Erdoğan'ın açıklamalarından satırbaşları şöyle:
- İleride tek tek bakacağım. Konuşma yaptığım günden sonra (Kabataş Lisesi’nden) mezun olanlar arasında bakanlar, milletvekilleri, cumhurbaşkanları var mı diye arayacağım.
- Eğitim öğretimi bütünleştirmek suretiyle geleceğe yürüyeceğiz. Teoriyle pratiği birleştirmeliyiz. Tek tipçi, yasakçı, öğrencinin tekamülü yerine formatlanmasını esas alan eski eğitim öğretim mantalitesini bir daha geri gelmemek üzere rafa kaldırdık.
- Eğitim meselesinde kolaycılığa kapılmadık, köklü reformlar gerçekleştirdik.
- Vasıflı öğretmen olmadan vasıflı gençlik yetiştiremezsin.
- Elinde satırla dolaşan gençlik değil elinde kitabıyla kalemiyle dolaşan gençliği karşımda görüyorum.
- Fatih Projesiyle 433 bin sınıfın tamamına etkileşimli tahta yerleştirildi.
- Ahh ahh, bizim okullarımızda beden eğitimi yaptığımız yerler vardı, şu anki sınıflar gibiydi.
- Erkekler okuduğu kadar kızlar da okusun istiyoruz. Zengin kadar fakir de en kaliteli eğitim imkânına kavuşsun istiyoruz.
"Teksir kağıdı satın almak isterdik, vermezlerdi"
- Biz kırtasiyeci dükkanlarında kitap almak için bir hafta sırada beklerdik. Şimdi biz devlet olarak sıralara kitapları koyacağız ve öğrenciler eğitim başlayınca kitapları bulacak dedik. Siz teksir kağıtlarını bilir misiniz? Üst sınıflardan parayla almak isterdik vermezlerdi bize. Bu sene bazıları provoke etmek istedi. Dediler ki "Basmıyoruz." Milli Eğitim Bakanlığı sağolsun bir seferberlik ilan etti, bu yıl sınıflara yetiştirdik kitapları.
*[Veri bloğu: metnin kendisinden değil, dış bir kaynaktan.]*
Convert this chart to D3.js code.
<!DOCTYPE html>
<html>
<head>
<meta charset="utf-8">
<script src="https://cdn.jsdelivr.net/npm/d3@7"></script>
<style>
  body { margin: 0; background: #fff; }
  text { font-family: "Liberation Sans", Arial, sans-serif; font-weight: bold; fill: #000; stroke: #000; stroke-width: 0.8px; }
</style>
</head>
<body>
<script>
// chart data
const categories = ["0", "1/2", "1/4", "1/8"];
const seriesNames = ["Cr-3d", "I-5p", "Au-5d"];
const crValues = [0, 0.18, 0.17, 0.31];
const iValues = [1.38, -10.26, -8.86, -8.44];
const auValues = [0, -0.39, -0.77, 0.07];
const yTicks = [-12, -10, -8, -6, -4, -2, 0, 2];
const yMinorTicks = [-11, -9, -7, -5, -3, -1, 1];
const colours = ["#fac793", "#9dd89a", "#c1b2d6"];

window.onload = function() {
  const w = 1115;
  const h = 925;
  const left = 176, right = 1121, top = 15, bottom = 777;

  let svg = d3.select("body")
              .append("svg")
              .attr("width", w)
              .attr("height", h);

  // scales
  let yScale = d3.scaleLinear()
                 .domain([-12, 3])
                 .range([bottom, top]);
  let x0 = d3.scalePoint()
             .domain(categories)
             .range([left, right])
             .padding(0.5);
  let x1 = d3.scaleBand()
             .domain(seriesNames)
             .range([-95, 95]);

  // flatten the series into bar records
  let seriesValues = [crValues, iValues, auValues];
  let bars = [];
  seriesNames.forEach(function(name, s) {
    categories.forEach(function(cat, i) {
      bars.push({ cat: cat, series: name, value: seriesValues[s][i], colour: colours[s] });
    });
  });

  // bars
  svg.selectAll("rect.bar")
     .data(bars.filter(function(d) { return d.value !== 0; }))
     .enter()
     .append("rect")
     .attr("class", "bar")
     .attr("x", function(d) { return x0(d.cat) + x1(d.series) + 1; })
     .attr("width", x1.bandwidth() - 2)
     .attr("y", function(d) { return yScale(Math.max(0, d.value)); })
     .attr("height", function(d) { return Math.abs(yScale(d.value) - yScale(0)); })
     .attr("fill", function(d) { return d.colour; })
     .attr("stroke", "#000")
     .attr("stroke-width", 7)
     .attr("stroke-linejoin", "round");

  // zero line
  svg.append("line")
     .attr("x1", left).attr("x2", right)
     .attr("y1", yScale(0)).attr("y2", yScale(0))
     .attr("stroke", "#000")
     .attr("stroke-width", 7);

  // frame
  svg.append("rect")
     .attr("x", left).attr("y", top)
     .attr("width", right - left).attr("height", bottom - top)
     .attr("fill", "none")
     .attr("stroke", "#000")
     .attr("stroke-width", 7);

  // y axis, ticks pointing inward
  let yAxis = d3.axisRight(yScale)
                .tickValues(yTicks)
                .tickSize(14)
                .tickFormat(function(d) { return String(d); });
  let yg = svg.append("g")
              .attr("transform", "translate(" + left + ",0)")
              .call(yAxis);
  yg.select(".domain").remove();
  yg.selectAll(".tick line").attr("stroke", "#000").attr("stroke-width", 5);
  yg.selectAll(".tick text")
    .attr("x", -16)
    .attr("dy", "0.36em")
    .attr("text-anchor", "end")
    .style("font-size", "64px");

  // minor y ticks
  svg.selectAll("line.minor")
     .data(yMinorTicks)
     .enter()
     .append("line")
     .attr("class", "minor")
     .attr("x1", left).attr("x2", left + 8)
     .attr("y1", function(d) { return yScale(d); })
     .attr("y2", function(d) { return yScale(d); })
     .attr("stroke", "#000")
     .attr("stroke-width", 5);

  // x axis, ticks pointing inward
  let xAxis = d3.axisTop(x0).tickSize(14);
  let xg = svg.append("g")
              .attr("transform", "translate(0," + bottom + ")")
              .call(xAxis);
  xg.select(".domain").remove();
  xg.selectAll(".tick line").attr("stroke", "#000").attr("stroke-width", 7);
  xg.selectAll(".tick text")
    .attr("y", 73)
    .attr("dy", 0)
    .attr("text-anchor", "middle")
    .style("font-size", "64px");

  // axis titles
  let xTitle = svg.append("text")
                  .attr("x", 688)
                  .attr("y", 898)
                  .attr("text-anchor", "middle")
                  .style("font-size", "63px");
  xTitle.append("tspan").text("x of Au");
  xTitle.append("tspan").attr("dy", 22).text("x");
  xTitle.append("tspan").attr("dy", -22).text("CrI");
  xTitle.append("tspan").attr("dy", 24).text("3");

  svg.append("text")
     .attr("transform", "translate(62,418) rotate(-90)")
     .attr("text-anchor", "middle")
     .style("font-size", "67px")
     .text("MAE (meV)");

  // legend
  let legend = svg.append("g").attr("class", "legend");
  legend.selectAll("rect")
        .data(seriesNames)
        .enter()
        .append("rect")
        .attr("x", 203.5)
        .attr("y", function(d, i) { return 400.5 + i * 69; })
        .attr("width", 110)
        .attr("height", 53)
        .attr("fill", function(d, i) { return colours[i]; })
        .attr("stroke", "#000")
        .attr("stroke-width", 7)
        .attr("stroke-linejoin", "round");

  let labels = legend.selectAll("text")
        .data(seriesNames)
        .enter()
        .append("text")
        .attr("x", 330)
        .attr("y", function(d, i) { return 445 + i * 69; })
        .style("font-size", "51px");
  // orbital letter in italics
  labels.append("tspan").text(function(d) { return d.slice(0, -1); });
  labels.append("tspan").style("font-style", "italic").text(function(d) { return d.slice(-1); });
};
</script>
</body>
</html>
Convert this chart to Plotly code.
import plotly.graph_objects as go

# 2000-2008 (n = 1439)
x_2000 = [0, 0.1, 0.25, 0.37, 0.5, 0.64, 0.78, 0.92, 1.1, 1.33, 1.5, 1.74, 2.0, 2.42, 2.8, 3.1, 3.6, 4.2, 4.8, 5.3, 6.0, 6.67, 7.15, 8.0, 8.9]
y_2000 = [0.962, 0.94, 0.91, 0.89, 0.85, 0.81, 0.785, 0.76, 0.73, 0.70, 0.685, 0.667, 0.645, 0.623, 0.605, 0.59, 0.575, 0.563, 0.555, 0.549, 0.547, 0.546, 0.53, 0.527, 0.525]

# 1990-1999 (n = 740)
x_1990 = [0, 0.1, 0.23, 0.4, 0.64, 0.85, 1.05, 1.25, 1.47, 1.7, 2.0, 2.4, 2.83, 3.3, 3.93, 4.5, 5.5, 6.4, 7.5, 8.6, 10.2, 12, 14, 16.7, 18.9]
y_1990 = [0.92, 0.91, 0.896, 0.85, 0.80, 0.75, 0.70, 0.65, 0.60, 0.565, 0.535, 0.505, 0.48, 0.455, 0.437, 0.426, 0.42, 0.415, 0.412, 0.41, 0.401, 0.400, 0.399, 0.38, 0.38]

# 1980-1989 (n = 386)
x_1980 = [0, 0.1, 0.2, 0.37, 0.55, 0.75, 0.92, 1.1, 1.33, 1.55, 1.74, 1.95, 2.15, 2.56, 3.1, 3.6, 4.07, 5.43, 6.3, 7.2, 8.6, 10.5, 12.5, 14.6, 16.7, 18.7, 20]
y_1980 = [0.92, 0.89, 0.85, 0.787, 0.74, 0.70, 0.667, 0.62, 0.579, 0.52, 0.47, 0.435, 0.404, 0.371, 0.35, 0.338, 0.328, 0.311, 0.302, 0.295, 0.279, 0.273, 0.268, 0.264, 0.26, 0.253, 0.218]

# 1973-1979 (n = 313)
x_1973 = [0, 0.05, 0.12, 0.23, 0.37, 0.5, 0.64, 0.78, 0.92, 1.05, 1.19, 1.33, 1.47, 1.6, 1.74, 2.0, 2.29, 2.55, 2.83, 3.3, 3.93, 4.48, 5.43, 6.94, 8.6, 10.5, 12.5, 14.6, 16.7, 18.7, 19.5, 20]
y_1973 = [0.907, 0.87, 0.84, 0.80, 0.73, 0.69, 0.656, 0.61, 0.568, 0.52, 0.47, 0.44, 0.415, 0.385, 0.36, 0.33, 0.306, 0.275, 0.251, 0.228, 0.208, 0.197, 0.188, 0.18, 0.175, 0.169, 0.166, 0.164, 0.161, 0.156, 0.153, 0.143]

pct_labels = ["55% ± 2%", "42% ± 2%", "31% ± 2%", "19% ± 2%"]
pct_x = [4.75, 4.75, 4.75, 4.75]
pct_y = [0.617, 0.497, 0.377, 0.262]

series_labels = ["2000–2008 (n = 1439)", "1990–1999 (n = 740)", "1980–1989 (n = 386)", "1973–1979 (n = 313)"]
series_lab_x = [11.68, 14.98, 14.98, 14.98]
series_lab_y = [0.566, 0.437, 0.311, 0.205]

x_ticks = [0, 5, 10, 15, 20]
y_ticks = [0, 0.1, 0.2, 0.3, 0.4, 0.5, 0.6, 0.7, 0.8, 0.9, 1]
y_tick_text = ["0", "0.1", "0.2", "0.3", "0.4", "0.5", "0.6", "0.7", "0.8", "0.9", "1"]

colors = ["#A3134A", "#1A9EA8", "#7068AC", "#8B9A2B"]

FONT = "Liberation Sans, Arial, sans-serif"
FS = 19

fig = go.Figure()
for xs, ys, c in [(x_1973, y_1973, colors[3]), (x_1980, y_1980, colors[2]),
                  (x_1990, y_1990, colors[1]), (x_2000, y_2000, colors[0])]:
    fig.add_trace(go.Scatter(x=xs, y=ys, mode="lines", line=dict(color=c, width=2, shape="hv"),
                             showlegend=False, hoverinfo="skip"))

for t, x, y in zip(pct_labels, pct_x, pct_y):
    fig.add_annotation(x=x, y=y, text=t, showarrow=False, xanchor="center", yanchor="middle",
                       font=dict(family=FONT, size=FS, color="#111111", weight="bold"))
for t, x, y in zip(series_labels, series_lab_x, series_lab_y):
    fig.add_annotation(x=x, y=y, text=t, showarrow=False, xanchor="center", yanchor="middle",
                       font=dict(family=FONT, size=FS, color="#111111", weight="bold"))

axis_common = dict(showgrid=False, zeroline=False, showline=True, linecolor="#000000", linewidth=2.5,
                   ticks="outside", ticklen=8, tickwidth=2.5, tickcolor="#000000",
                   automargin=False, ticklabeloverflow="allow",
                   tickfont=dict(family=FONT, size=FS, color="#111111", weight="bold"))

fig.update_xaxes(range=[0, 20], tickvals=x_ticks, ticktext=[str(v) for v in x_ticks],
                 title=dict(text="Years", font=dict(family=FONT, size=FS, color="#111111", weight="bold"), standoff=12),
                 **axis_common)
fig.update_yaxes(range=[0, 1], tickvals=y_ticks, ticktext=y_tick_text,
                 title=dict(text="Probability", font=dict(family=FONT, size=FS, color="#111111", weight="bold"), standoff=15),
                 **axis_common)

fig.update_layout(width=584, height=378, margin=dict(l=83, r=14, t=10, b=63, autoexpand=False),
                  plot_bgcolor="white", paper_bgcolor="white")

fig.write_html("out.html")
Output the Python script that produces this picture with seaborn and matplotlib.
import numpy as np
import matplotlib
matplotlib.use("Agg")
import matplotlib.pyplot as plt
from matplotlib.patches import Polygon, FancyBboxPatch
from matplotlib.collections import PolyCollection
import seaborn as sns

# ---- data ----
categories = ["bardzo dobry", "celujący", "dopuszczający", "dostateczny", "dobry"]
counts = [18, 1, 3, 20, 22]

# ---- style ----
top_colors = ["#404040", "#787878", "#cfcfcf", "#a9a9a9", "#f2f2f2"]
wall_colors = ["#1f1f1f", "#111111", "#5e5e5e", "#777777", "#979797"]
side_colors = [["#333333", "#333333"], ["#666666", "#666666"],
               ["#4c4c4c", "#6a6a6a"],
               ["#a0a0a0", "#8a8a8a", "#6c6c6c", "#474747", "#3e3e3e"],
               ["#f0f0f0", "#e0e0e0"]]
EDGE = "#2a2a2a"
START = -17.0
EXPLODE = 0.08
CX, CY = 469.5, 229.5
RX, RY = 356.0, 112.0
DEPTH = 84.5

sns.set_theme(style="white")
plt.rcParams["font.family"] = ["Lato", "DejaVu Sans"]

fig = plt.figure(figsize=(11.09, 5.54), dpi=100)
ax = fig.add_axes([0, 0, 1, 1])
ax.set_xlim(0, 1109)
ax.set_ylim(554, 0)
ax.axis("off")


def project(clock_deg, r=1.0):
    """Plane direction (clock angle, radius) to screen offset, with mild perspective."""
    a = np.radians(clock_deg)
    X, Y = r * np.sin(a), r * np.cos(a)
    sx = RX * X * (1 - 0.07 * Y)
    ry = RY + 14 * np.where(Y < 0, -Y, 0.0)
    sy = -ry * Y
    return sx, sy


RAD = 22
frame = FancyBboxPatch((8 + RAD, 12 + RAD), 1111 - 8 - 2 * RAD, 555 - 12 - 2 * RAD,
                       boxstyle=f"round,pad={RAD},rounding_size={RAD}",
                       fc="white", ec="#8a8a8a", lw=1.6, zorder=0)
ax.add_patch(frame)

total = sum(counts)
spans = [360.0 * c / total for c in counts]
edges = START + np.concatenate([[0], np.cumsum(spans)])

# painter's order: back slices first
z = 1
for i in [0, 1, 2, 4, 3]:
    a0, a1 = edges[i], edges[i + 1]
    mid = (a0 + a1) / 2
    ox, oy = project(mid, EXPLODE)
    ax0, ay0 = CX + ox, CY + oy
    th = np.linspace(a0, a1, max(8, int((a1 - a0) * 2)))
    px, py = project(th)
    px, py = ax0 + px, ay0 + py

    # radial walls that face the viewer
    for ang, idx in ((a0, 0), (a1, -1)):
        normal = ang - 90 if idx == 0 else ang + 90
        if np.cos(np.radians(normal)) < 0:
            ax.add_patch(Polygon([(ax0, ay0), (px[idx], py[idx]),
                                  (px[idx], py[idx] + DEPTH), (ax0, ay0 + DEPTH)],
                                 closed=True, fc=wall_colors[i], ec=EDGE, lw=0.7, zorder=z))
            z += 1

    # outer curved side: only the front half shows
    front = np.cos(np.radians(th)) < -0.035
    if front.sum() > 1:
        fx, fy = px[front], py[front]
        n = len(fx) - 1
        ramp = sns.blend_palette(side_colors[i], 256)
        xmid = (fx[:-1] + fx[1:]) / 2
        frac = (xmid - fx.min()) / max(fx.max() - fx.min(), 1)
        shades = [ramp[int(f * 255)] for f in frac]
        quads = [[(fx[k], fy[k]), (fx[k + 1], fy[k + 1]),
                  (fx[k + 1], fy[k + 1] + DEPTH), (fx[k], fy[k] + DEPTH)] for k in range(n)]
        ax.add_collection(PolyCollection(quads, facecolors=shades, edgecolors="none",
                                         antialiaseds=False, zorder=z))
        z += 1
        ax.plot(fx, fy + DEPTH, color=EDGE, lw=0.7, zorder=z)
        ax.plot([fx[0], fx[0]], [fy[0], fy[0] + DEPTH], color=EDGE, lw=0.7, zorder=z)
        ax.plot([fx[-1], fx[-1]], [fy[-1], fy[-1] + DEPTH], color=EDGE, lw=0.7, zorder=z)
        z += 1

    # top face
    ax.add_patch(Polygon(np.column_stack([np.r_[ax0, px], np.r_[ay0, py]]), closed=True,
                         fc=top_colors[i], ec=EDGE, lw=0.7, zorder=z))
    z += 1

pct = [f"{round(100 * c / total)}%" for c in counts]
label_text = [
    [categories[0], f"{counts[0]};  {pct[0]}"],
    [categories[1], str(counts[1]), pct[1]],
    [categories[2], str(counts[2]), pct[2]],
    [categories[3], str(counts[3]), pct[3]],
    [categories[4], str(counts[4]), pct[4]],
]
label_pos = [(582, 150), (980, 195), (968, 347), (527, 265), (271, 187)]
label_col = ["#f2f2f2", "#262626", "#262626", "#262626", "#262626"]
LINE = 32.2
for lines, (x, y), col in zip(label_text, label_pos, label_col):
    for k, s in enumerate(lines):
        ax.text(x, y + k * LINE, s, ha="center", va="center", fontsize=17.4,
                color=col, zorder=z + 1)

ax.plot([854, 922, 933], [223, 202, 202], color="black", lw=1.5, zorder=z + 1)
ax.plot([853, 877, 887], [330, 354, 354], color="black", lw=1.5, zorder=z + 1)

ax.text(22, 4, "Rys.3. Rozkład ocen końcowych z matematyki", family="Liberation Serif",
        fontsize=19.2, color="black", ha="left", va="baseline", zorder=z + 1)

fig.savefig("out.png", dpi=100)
"Çok ciddi bir kuşatma altındayız"
- Öğrenci fiziken sınıfta, ruhen değil. Çok ciddi bir uluslararası kuşatma altındayız. Bu durumu değiştirecek, öğrencilerimizin sınıfa ilgisini en üst düzeye çıkaracak yöntemleri uygulamaya koymalıyız.
- Bizler bir kaynak kitaba ulaşmak için şehrin diğer ucundaki kütüphaneye gitmek zorunda kalıyorduk.
"Yeşili, Karadeniz'den öğreneceksiniz"
Sabrı belki küçük bir karıncanın mücadelesinden öğreneceksiniz. Vefayı, uzun zamandır görmediğiniz bir arkadaşınızın o size sarılışından öğreneceksiniz. Açlığı, sokaktaki bir yoksulun ekmeği tutuşundan öğreneceksiniz. Emeği, güneşin altında çalışan bir işçinin alın terinden öğreneceksiniz. Vatan sevgisini, Suriyeli bir muhacir çocuğun gözlerinden öğreneceksiniz. Kahramanlığı, Ömer Halisdemir gibi yiğitlerin cesaretinden öğreneceksiniz. Özveriyi, terör örgütünün kalleşçe şehit ettiği Aybüke öğretmenin fedakârlığından öğreneceksiniz. Coşkuyu, arkadaşlarınızla birlikte gittiğiniz bir futbol maçında öğreneceksiniz. Hasreti, annenizle bir süre ayrı kaldığınızda öğreneceksiniz. Kurumuş bir dere yatağından susuzluğu, kafeste çırpınan bir kuştan özgürlüğü öğreneceksiniz. Maviyi gökyüzünden, kırmızı gülden, sarıyı ekinlerden, yeşilin güzelliğini Karadeniz’in uçsuz bucaksız ormanlarından öğreneceksiniz.
Ersoy'un öğüdü
Erdoğan, konuşmasının sonunda Mehmet Akif Ersoy’un şu öğüdünü paylaştı:
"İhtiyar amcanı dinler misin, oğlum, Nevruz?
Ne büyük söyle, ne çok söyle; yiğit işde gerek.
Lafı bol, karnı geniş soyları taklid etme;
Sözü sağlam, özü sağlam, adam ol, ırkına çek."